8 July, 2025

Breakthrough in Top-Quark Pair Observation at CERN’s LHC

An unexpected feature in proton-proton collisions, first observed by the CMS experiment at CERN’s Large Hadron Collider (LHC), has been confirmed by the ATLAS experiment. This discovery, announced at the European Physical Society’s High-Energy Physics conference in Marseille, suggests that top quarks—the heaviest and shortest-lived elementary particles—can form a transient “quasi-bound-state” known as toponium with their antimatter counterparts.

The confirmation of this phenomenon is a significant milestone in particle physics. It opens new avenues for understanding the strong nuclear force, or quantum chromodynamics (QCD), which governs the interactions of quarks and gluons. High-energy collisions at the LHC routinely produce top quark-antiquark pairs, and measuring the probability of this process serves as a crucial test of the Standard Model of particle physics.

Discovery and Implications

Last year, researchers from the CMS experiment noticed an unusual surplus of top quark-antiquark pairs while analyzing data from 2016 to 2018. This surplus, appearing at the minimum energy required to produce such pairs, hinted at the possible formation of toponium—a concept previously deemed too elusive to detect at the LHC.

The top quark, unlike other quarks, typically does not form bound states due to its fleeting existence. However, quantum mechanics allows for the occasional survival of a top quark-antiquark pair long enough to exchange gluons, creating the toponium state. The CMS experiment measured the cross section for this excess at 8.8 picobarns (pb) with an uncertainty of 1.3 pb, surpassing the “five sigma” threshold required for a discovery in particle physics.
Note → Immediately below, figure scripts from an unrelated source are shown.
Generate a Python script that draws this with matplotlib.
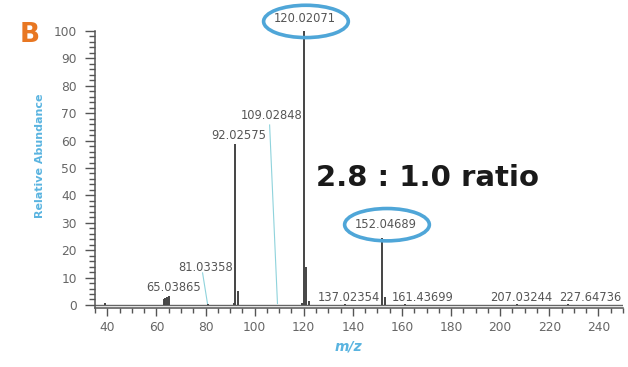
import matplotlib
matplotlib.use('Agg')
from matplotlib import pyplot as plt
from matplotlib.patches import Ellipse
from matplotlib.ticker import MultipleLocator

# peaks (m/z, relative abundance)
mz = [38.9, 63.0, 63.7, 64.3, 65.0, 81.0, 91.4, 92.03, 93.2,
      119.3, 120.02, 121.0, 122.0, 137.0, 152.05, 153.0, 161.4, 207.0, 227.6]
abundance = [0.8, 2.0, 2.6, 3.0, 3.4, 0.3, 0.6, 58.8, 5.2,
             0.6, 100.0, 13.8, 1.5, 0.3, 24.5, 3.0, 0.2, 0.2, 0.2]

# annotation labels: text, x, y (label centre, data coords)
labels = ['120.02071', '152.04689', '109.02848', '92.02575', '81.03358',
          '65.03865', '137.02354', '161.43699', '207.03244', '227.64736']
label_x = [120.3, 153.3, 106.9, 93.4, 80.0, 67.0, 138.2, 168.3, 208.6, 236.7]
label_y = [104.7, 29.3, 69.0, 61.8, 13.5, 6.2, 2.9, 2.9, 2.9, 2.9]

# leader lines (x0, y0, x1, y1)
leaders = [(106.1, 65.7, 109.3, 0.5), (78.8, 11.7, 80.8, 0.5)]

grey = '#555555'
blue = '#4fa6d8'

plt.rcParams['font.family'] = ['DejaVu Sans']

fig = plt.figure(figsize=(6.28, 3.67), dpi=100)
ax = fig.add_axes([0.1513, 0.1616, 0.8407, 0.7539])

ax.set_xlim(35, 250)
ax.set_ylim(-1, 100)

ax.axhline(0, color='#666666', lw=1.0, zorder=2)
ax.vlines(mz, 0, abundance, color='#444444', lw=1.4, zorder=3)

for x0, y0, x1, y1 in leaders:
    ax.plot([x0, x1], [y0, y1], color='#8fd3dc', lw=0.8, zorder=1)

for t, x, y in zip(labels, label_x, label_y):
    ax.text(x, y, t, ha='center', va='center', fontsize=8.3, color=grey,
            clip_on=False, zorder=4)

# highlight circles
for (cx, cy) in [(120.9, 103.5), (153.9, 29.3)]:
    e = Ellipse((cx, cy), 34.5, 11.8, fill=False, ec=blue, lw=2.6,
                clip_on=False, zorder=5)
    ax.add_patch(e)

for s in ['top', 'right']:
    ax.spines[s].set_visible(False)
for s in ['left', 'bottom']:
    ax.spines[s].set_color(grey)
    ax.spines[s].set_linewidth(1.1)

ax.xaxis.set_major_locator(MultipleLocator(20))
ax.xaxis.set_minor_locator(MultipleLocator(5))
ax.yaxis.set_major_locator(MultipleLocator(10))
ax.yaxis.set_minor_locator(MultipleLocator(2))
ax.set_xticks(range(40, 241, 20))
ax.tick_params(axis='both', which='major', color=grey, width=1.0,
               labelcolor='#666666', labelsize=8.8)
ax.tick_params(axis='x', which='major', length=5.5, pad=4)
ax.tick_params(axis='x', which='minor', length=3.3, color=grey, width=1.0)
ax.tick_params(axis='y', which='major', length=7, pad=6)
ax.tick_params(axis='y', which='minor', length=4, color=grey, width=1.0)

ax.set_ylabel('Relative Abundance', color='#5ab4e0', fontsize=8,
              fontweight='bold')
ax.set_xlabel('m/z', color='#5ab4e0', fontsize=10, fontweight='bold',
              style='italic')
ax.yaxis.set_label_coords(-0.095, 0.55)
ax.xaxis.set_label_coords(0.480, -0.115)

fig.text(0.048, 0.905, 'B', color='#e87722', fontsize=19, fontweight='bold',
         ha='center', va='center')
fig.text(0.6815, 0.515, '2.8 : 1.0 ratio', color='#1a1a1a', fontsize=21,
         fontweight='bold', ha='center', va='center')

fig.savefig('out.png', dpi=100)
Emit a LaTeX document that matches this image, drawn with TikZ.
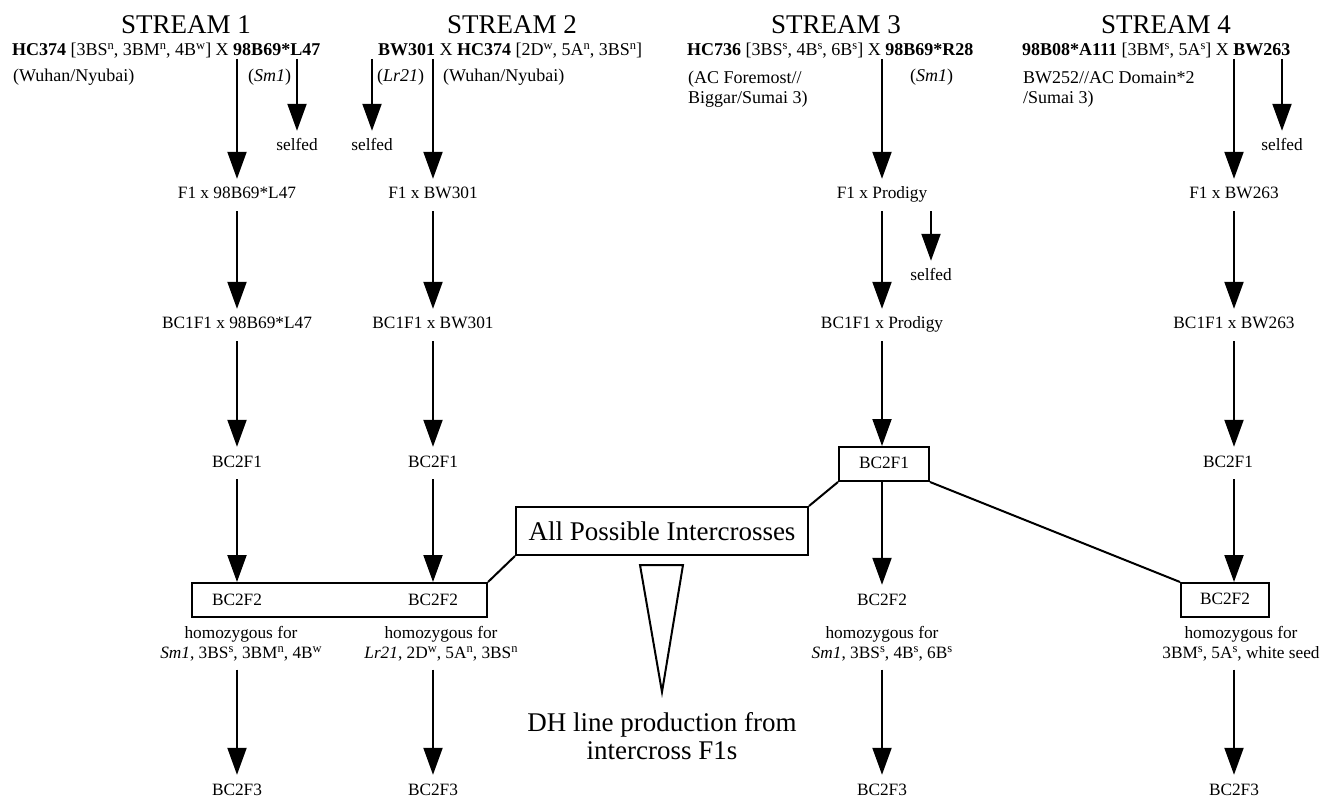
\documentclass[tikz,border=0pt]{standalone}
\usepackage{fontspec}
\setmainfont{Liberation Serif}
\usetikzlibrary{arrows.meta}
\newcommand{\hsup}[1]{\smash{\raisebox{6.5pt}{\fontsize{12.5}{12.5}\selectfont #1}}}
\newcommand{\lsup}[1]{\smash{\raisebox{6pt}{\fontsize{12.5}{12.5}\selectfont #1}}}
\tikzset{
  arr/.style={line width=2pt, -{Triangle[width=19pt,length=27pt]}},
  conn/.style={line width=2pt},
  txt/.style={font=\fontsize{17.3}{20}\selectfont, inner sep=8pt, text height=12pt, text depth=4pt},
  homo/.style={font=\fontsize{17.3}{20}\selectfont, inner sep=8pt, align=center},
  head/.style={font=\fontsize{18}{20}\selectfont, inner sep=0pt, anchor=west},
  big/.style={font=\fontsize{27}{28}\selectfont, inner sep=0pt},
  box/.style={draw, line width=2pt},
}
\begin{document}
\begin{tikzpicture}[x=1pt,y=-1pt]
\useasboundingbox (0,0) rectangle (1335,799);

% stream titles
\node[big] (st1) at (186,25) {STREAM 1};
\node[big] (st2) at (512,25) {STREAM 2};
\node[big] (st3) at (836,25) {STREAM 3};
\node[big] (st4) at (1166,25) {STREAM 4};

% crosses
\node[head] (hx1) at (12,51) {\textbf{HC374} [3BS\hsup{n}, 3BM\hsup{n}, 4B\hsup{w}] X \textbf{98B69*L47}};
\node[head] (hx2) at (378,51) {\textbf{BW301} X \textbf{HC374} [2D\hsup{w}, 5A\hsup{n}, 3BS\hsup{n}]};
\node[head] (hx3) at (687,51) {\textbf{HC736} [3BS\hsup{s}, 4B\hsup{s}, 6B\hsup{s}] X \textbf{98B69*R28}};
\node[head] (hx4) at (1022,51) {\textbf{98B08*A111} [3BM\hsup{s}, 5A\hsup{s}] X \textbf{BW263}};

% parents
\node[head] (pa1) at (13,77) {(Wuhan/Nyubai)};
\node[head] (pb1) at (248,77) {(\textit{Sm1})};
\node[head] (pa2) at (377,77) {(\textit{Lr21})};
\node[head] (pb2) at (443,77) {(Wuhan/Nyubai)};
\node[head, align=left] (pa3) at (688,89) {(AC Foremost//\\Biggar/Sumai 3)};
\node[head] (pb3) at (910,77) {(\textit{Sm1})};
\node[head, align=left] (pa4) at (1023,89) {BW252//AC Domain*2\\/Sumai 3)};

% stream 1
\node[txt] (sf1) at (297,147) {selfed};
\node[txt] (fa1) at (237,195) {F1 x 98B69*L47};
\node[txt] (bb1) at (237,325) {BC1F1 x 98B69*L47};
\node[txt] (bc1) at (237,463) {BC2F1};
\node[homo] (hm1) at (241,644) {homozygous for\\\textit{Sm1}, 3BS\lsup{s}, 3BM\lsup{n}, 4B\lsup{w}};
\node[txt] (be1) at (237,791) {BC2F3};

% stream 2
\node[txt] (sf2) at (372,147) {selfed};
\node[txt] (fa2) at (433,195) {F1 x BW301};
\node[txt] (bb2) at (433,325) {BC1F1 x BW301};
\node[txt] (bc2) at (433,463) {BC2F1};
\node[homo] (hm2) at (441,644) {homozygous for\\\textit{Lr21}, 2D\lsup{w}, 5A\lsup{n}, 3BS\lsup{n}};
\node[txt] (be2) at (433,791) {BC2F3};

% shared BC2F2 box of streams 1 and 2
\node[box, minimum width=295pt, minimum height=34pt] (pair) at (339.5,600) {};
\node[txt] (bd1) at (237,601) {BC2F2};
\node[txt] (bd2) at (433,601) {BC2F2};

% stream 3
\node[txt] (fa3) at (882,195) {F1 x Prodigy};
\node[txt] (sf3) at (931,277) {selfed};
\node[txt] (bb3) at (882,325) {BC1F1 x Prodigy};
\node[txt, box, minimum width=90pt, minimum height=34pt] (bc3) at (884,464) {BC2F1};
\node[txt] (bd3) at (882,601) {BC2F2};
\node[homo] (hm3) at (882,644) {homozygous for\\\textit{Sm1}, 3BS\lsup{s}, 4B\lsup{s}, 6B\lsup{s}};
\node[txt] (be3) at (882,791) {BC2F3};

% stream 4
\node[txt] (sf4) at (1282,147) {selfed};
\node[txt] (fa4) at (1234,195) {F1 x BW263};
\node[txt] (bb4) at (1234,325) {BC1F1 x BW263};
\node[txt] (bc4) at (1228,463) {BC2F1};
\node[txt, box, minimum width=88pt, minimum height=34pt] (bd4) at (1225,600) {BC2F2};
\node[homo] (hm4) at (1241,644) {homozygous for\\3BM\lsup{s}, 5A\lsup{s}, white seed};
\node[txt] (be4) at (1234,791) {BC2F3};

% intercrosses
\node[box, big, minimum width=292pt, minimum height=48pt] (allx) at (662,531) {All Possible Intercrosses};
\node[big, align=center] (dh) at (662,736) {DH line production from\\intercross F1s};
\draw[conn] (640,565) -- (683,565) -- (662,692) -- cycle;

\draw[conn] (pair.north east) -- (allx.south west);
\draw[conn] (allx.north east) -- (bc3.south west);
\draw[conn] (bc3.south east) -- (bd4.north west);

% arrows
\draw[arr] (fa1 |- hx1.south) -- (fa1.north);
\draw[arr] (sf1 |- hx1.south) -- (sf1.north);
\draw[arr] (fa2 |- hx2.south) -- (fa2.north);
\draw[arr] (sf2 |- hx2.south) -- (sf2.north);
\draw[arr] (fa3 |- hx3.south) -- (fa3.north);
\draw[arr] (fa4 |- hx4.south) -- (fa4.north);
\draw[arr] (sf4 |- hx4.south) -- (sf4.north);

\draw[arr] (fa1) -- (bb1);
\draw[arr] (bb1) -- (bc1);
\draw[arr] (bc1) -- (bc1 |- pair.north);
\draw[arr] (be1 |- hm1.south) -- (be1);

\draw[arr] (fa2) -- (bb2);
\draw[arr] (bb2) -- (bc2);
\draw[arr] (bc2) -- (bc2 |- pair.north);
\draw[arr] (be2 |- hm2.south) -- (be2);

\draw[arr] (fa3) -- (bb3);
\draw[arr] (sf3 |- fa3.south) -- (sf3.north);
\draw[arr] (bb3) -- (bb3 |- bc3.north);
\draw[arr] (bb3 |- bc3.south) -- (bd3);
\draw[arr] (be3 |- hm3.south) -- (be3);

\draw[arr] (fa4) -- (bb4);
\draw[arr] (bb4) -- (bb4 |- bc4.north);
\draw[arr] (bb4 |- bc4.south) -- (bb4 |- bd4.north);
\draw[arr] (be4 |- hm4.south) -- (be4);
\end{tikzpicture}
\end{document}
“The observation of a non-relativistic QCD effect that was thought to be too difficult to detect is a great triumph for the LHC experiment program,” said CMS spokesperson Gautier Hamel de Monchenault.

ATLAS Experiment Confirmation

The ATLAS collaboration, examining the complete LHC Run-2 dataset from 2015 to 2018, has also observed this effect. Their data rejects models that ignore the formation of a quasi-bound-state with a significance of 7.7 sigma, determining the production cross section of the excess to be 9.0±1.3 pb, closely aligning with CMS findings.
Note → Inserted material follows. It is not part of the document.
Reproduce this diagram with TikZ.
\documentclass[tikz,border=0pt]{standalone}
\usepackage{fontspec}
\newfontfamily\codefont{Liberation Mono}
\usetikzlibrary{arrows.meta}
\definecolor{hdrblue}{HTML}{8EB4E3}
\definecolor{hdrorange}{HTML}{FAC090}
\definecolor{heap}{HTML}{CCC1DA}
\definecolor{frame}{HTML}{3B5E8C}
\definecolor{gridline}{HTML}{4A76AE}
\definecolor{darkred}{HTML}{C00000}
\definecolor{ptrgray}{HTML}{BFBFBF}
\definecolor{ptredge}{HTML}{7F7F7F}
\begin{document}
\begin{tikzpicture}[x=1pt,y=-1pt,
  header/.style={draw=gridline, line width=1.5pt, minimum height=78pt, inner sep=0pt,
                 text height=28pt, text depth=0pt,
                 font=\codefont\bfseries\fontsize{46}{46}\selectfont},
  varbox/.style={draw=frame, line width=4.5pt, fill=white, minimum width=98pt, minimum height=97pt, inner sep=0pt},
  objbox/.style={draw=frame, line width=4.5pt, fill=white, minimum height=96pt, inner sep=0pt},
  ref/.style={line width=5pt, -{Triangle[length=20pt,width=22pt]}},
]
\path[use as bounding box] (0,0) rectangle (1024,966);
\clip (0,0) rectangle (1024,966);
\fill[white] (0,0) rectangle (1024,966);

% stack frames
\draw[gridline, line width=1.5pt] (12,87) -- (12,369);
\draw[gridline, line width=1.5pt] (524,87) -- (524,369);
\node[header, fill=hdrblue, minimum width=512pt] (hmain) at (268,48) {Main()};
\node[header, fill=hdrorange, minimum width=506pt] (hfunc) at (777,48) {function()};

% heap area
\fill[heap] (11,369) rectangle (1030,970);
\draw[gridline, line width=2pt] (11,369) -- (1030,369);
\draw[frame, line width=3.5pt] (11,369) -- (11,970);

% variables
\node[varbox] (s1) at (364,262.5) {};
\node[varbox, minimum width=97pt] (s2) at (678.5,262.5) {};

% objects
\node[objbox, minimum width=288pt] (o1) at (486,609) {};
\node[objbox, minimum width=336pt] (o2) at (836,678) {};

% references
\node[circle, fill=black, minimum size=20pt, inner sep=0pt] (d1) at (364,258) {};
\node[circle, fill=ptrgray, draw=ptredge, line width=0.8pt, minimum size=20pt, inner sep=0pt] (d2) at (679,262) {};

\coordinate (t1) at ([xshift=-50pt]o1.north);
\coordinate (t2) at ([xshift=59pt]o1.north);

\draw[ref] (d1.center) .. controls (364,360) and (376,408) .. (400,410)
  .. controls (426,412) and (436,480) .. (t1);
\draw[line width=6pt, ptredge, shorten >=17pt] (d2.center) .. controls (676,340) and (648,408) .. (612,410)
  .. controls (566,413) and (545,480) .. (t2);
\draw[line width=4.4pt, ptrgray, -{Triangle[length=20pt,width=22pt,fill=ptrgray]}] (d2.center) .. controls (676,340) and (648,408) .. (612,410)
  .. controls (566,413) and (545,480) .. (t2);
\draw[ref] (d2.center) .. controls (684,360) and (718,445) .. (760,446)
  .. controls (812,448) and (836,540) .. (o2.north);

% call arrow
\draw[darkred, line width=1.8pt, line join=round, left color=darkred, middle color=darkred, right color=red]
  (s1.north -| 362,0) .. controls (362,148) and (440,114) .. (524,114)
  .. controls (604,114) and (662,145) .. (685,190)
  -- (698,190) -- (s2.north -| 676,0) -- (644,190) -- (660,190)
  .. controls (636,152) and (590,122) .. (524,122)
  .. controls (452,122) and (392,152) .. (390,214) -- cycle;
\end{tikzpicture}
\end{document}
The presence of this unforeseen phenomenon in LHC data presents a challenge: confirming its underlying cause. An alternative hypothesis suggests the existence of a new particle, with a mass near twice that of the top quark, produced in gluon collisions and decaying into a top quark-antiquark pair.

“For a long time, it was considered experimentally unfeasible to measure this subtle effect at the LHC,” said ATLAS spokesperson Stéphane Willocq. “Thanks to the wealth of proton-proton data recorded during Run 2 and advances in analysis techniques, this assumption is now being overturned.”
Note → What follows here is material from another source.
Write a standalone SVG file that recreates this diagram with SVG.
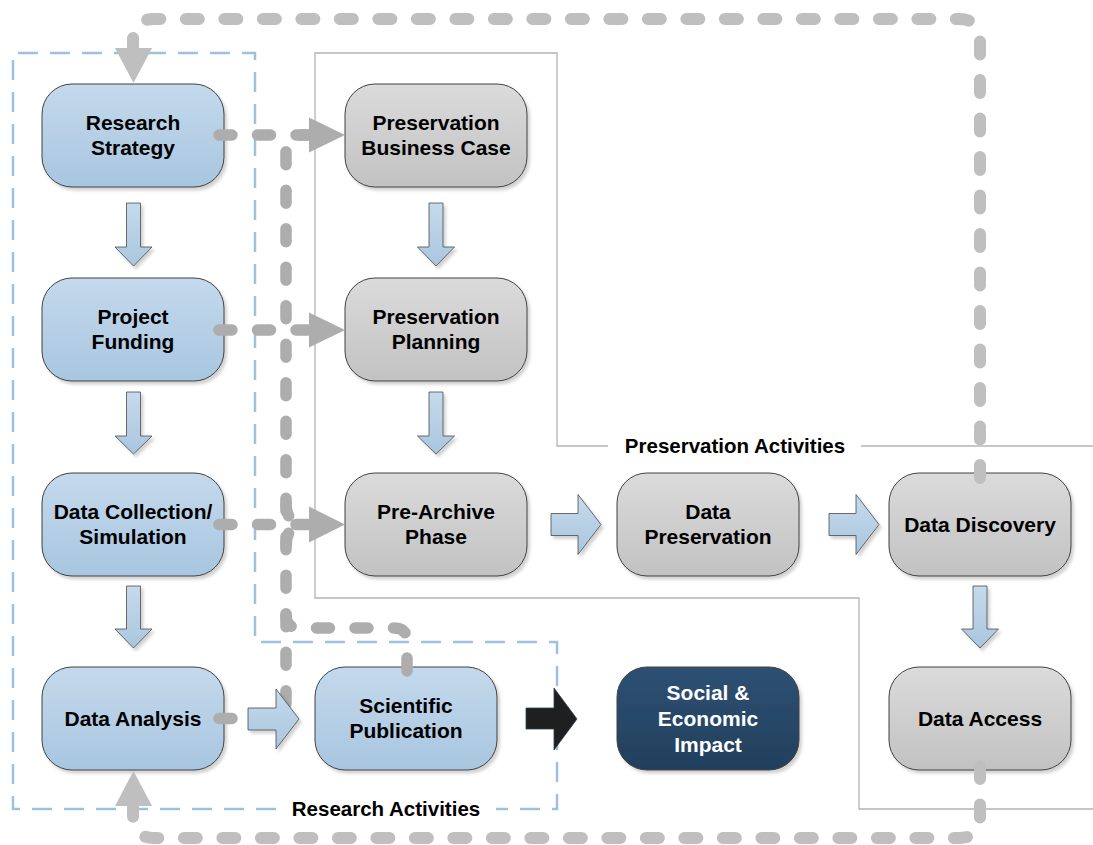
<svg xmlns="http://www.w3.org/2000/svg" width="1093" height="845" viewBox="0 0 1093 845">
<defs>
<linearGradient id="gBlue" x1="0" y1="0" x2="0" y2="1"><stop offset="0" stop-color="#c4d9ec"/><stop offset="1" stop-color="#a8c6e0"/></linearGradient>
<linearGradient id="gGray" x1="0" y1="0" x2="0" y2="1"><stop offset="0" stop-color="#dbdbdb"/><stop offset="1" stop-color="#c2c2c2"/></linearGradient>
<linearGradient id="gDark" x1="0" y1="0" x2="0" y2="1"><stop offset="0" stop-color="#2d5174"/><stop offset="1" stop-color="#223f5c"/></linearGradient>
<linearGradient id="gArrow" x1="0" y1="0" x2="0" y2="1"><stop offset="0" stop-color="#c6daec"/><stop offset="1" stop-color="#a9c6df"/></linearGradient>
<filter id="sh" x="-10%" y="-10%" width="125%" height="130%"><feDropShadow dx="2.5" dy="3" stdDeviation="1.5" flood-color="#000" flood-opacity="0.18"/></filter>
</defs>
<style>
.box{stroke:#404040;stroke-width:1;filter:url(#sh)}
.blue{fill:url(#gBlue)}
.gray{fill:url(#gGray)}
.dark{fill:url(#gDark)}
.t{font-family:"Liberation Sans",Arial,sans-serif;font-weight:bold;font-size:21px;text-anchor:middle;fill:#000}
.tw{fill:#fff}
.lbl{font-family:"Liberation Sans",Arial,sans-serif;font-weight:bold;font-size:20.5px;text-anchor:middle;fill:#000}
.loop{fill:none;stroke:#bfbfbf;stroke-width:12;stroke-linecap:round;stroke-dasharray:13 25.5}
.inner{fill:none;stroke:#adadad;stroke-width:11.5;stroke-linecap:round;stroke-dasharray:13 25.5}
.ahL{fill:#bfbfbf}
.ahI{fill:#adadad}
.barr{fill:url(#gArrow);stroke:#4a4a4a;stroke-width:0.8;filter:url(#sh)}
.karr{fill:#1f1f1f;stroke:#2b3f55;stroke-width:0.8}
.resc{fill:none;stroke:#9fc0de;stroke-width:2.5;stroke-dasharray:20 12}
.presc{fill:none;stroke:#b4b4b4;stroke-width:1.3}
</style>

<g id="containers">
<path class="presc" d="M608,446 H557 V53 H315 V598 H859 V809 H1093"/>
<path class="presc" d="M861,446 H1093"/>
<path class="resc" d="M276,809 H13 V53 H255 V642 H557 V809 H496"/>
<text class="lbl" x="735" y="453">Preservation Activities</text>
<text class="lbl" x="386" y="816">Research Activities</text>
</g>

<g id="n-research-strategy"><rect class="box blue" x="42" y="84" width="182" height="103" rx="30"/><text class="t" x="133" y="129.5">Research</text><text class="t" x="133" y="154.5">Strategy</text></g>
<g id="n-project-funding"><rect class="box blue" x="42" y="278" width="182" height="103" rx="30"/><text class="t" x="133" y="323.5">Project</text><text class="t" x="133" y="348.5">Funding</text></g>
<g id="n-data-collection"><rect class="box blue" x="42" y="473" width="182" height="103" rx="30"/><text class="t" x="133" y="518.5">Data Collection/</text><text class="t" x="133" y="543.5">Simulation</text></g>
<g id="n-data-analysis"><rect class="box blue" x="42" y="667" width="182" height="103" rx="30"/><text class="t" x="133" y="726">Data Analysis</text></g>
<g id="n-scientific-publication"><rect class="box blue" x="315" y="667" width="182" height="103" rx="30"/><text class="t" x="406" y="712.5">Scientific</text><text class="t" x="406" y="737.5">Publication</text></g>
<g id="n-social-impact"><rect class="box dark" x="617" y="667" width="182" height="103" rx="30"/><text class="t tw" x="708" y="700">Social &amp;</text><text class="t tw" x="708" y="726">Economic</text><text class="t tw" x="708" y="751.5">Impact</text></g>
<g id="n-preservation-business-case"><rect class="box gray" x="345" y="84" width="182" height="103" rx="30"/><text class="t" x="436" y="129.5">Preservation</text><text class="t" x="436" y="154.5">Business Case</text></g>
<g id="n-preservation-planning"><rect class="box gray" x="345" y="278" width="182" height="103" rx="30"/><text class="t" x="436" y="323.5">Preservation</text><text class="t" x="436" y="348.5">Planning</text></g>
<g id="n-pre-archive"><rect class="box gray" x="345" y="473" width="182" height="103" rx="30"/><text class="t" x="436" y="518.5">Pre-Archive</text><text class="t" x="436" y="543.5">Phase</text></g>
<g id="n-data-preservation"><rect class="box gray" x="617" y="473" width="182" height="103" rx="30"/><text class="t" x="708" y="518.5">Data</text><text class="t" x="708" y="543.5">Preservation</text></g>
<g id="n-data-discovery"><rect class="box gray" x="889" y="473" width="182" height="103" rx="30"/><text class="t" x="980" y="532">Data Discovery</text></g>
<g id="n-data-access"><rect class="box gray" x="889" y="667" width="182" height="103" rx="30"/><text class="t" x="980" y="726">Data Access</text></g>

<g id="connectors">
<path class="loop" d="M980,478 V40 Q980,19 959,19 H154 Q133,19 133,40 V50"/>
<polygon class="ahL" points="115,48 152,48 133.5,83"/>
<path class="loop" d="M980,766 V817 Q980,838 959,838 H154 Q133,838 133,817 V806"/>
<polygon class="ahL" points="115,806 152,806 133.5,771"/>
<path class="inner" d="M219,135 H308"/>
<path class="inner" d="M219,330 H308"/>
<path class="inner" d="M219,524.5 H308"/>
<path class="inner" d="M219,718.5 H274 Q286,718.5 286,706 V148 Q286,135 299,135 H308"/>
<path class="inner" d="M407,671 V641 Q407,628 394,628 H299 Q286,628 286,615"/>
<path class="inner" d="M286,503 Q286,524.5 306,524.5"/>
<path class="inner" d="M286,546 Q286,524.5 306,524.5"/>
<polygon class="ahI" points="309,117.5 345,135 309,152.5"/>
<polygon class="ahI" points="309,312.5 345,330 309,347.5"/>
<polygon class="ahI" points="309,506.5 345,524.5 309,542.5"/>
</g>

<g id="flow-arrows">
<polygon class="barr" points="126.5,203 140.5,203 140.5,247 152,247 133.5,266 115,247 126.5,247"/>
<polygon class="barr" points="126.5,392 140.5,392 140.5,436 152,436 133.5,454 115,436 126.5,436"/>
<polygon class="barr" points="126.5,586 140.5,586 140.5,629 152,629 133.5,648 115,629 126.5,629"/>
<polygon class="barr" points="429,203 443,203 443,247 454.5,247 436,266 417.5,247 429,247"/>
<polygon class="barr" points="429,392 443,392 443,436 454.5,436 436,454 417.5,436 429,436"/>
<polygon class="barr" points="973,586 987,586 987,629 998.5,629 980,648 961.5,629 973,629"/>
<polygon class="barr" points="551,513.5 578,513.5 578,494.5 601,524.5 578,554.5 578,535.5 551,535.5"/>
<polygon class="barr" points="829,513.5 856,513.5 856,494.5 879,524.5 856,554.5 856,535.5 829,535.5"/>
<polygon class="barr" points="248,708 276,708 276,689 299,719 276,749 276,730 248,730"/>
<polygon class="karr" points="526,708 554,708 554,688 577,719 554,750 554,729 526,729"/>
</g>
</svg>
Broader Impact and Future Research

If the toponium hypothesis is confirmed, it would add a new chapter to the study of quarkonia—unstable states formed from heavy quark-antiquark pairings. The discovery of charmonium in 1974 and bottomonium three years later marked significant milestones in particle physics, sparking the “November Revolution” in the field.

CERN’s Director of Research and Computing, Joachim Mnich, emphasized the importance of these findings:

“These impressive results from ATLAS and CMS prove that there is still much to learn about the Standard Model of Particle Physics at high energies. They show that high-precision measurements can reveal remarkably subtle phenomena that deepen our understanding of nature.”

With the ongoing Run 3 of the LHC expected to yield significantly more data, the ATLAS and CMS collaborations are poised to further explore the strong force through top quark-antiquark interactions in the non-relativistic regime. This research has been accepted for publication in Reports on Progress in Physics, promising to contribute valuable insights into the fundamental forces of nature.